Anyhow, best of luck getting the majority of delegates you need to claim the nomination before the convention. But understand that if you get only a plurality -- a plurality based on the conservative majority being split between Rick Santorum and Newt Gingrich -- there will be a refreshing convention battle for the nomination, which you may well lose.
And you'll deserve to.
Now back to my "clammy" chowder.
In praise of Massachusetts
I like Massachusetts, by the way, so long as the subject isn't politics.
Don't know if I mentioned it before, but by weird circumstance, my blue-collar family vacationed on Martha's Vineyard in the late '70s. Talk about country come to town.
We were friends with someone who had bought a home there before real estate prices went bonkers, and he invited us up. So we rented an LTD -- back when even two-door cars could comfortably hold a family of six and two or three head of bison -- and made the trek.
There were some Vanderbilts or Buchwalds or similarly tony folks in homes nearby on the island. But to a person, they were as nice as they could be to us kids. They couldn't get over our Tennessee accents and kept wanting us to talk. Not in the make-fun-of-the-hillbillies sense, either. They were just enjoying something foreign to them. And not one of them rhapsodized about cheesy grits.
They even overlooked the fact that we kept trapping and skinning local wildlife, including an unfortunate Pomeranian that my sister mistook for an Arctic fox pup.
OK, I made that part up. It was a Pekingese.

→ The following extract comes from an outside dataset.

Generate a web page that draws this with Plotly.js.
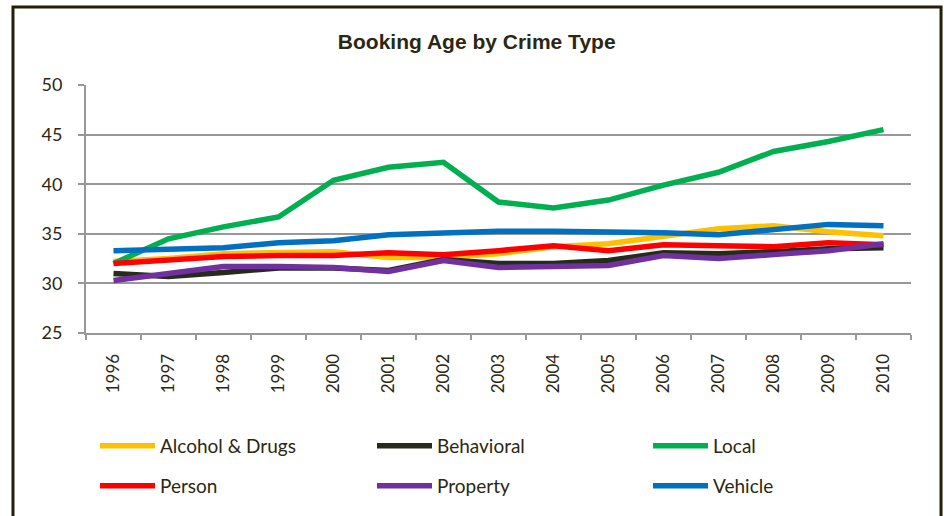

We watched the Goldie Hawn-Chevy Chase flick "Foul Play" in an un-air-conditioned theater, but we weren't uncomfortable even though it was July or August. The murderous albino in the film kept me chilly enough, thank you very much.
But the most horrifying moment of the trip came when a drugstore clerk advised me that an ice cream cone would cost 75 cents. I offered him a freshly minted set of locally sourced rabbit-fur leggings instead, but he declined, obviously not wanting to take advantage of my generosity.
If everyone in Massachusetts has that level of integrity, it's hard not to respect them.
Even if they did keep electing Kennedys.
They have a saying in Spanish: "En boca cerrada, no entran moscas," or "Flies don't enter a closed mouth."
On the down side, neither does blackberry cobbler, nor tomato, mayonnaise and black pepper sandwiches on white bread.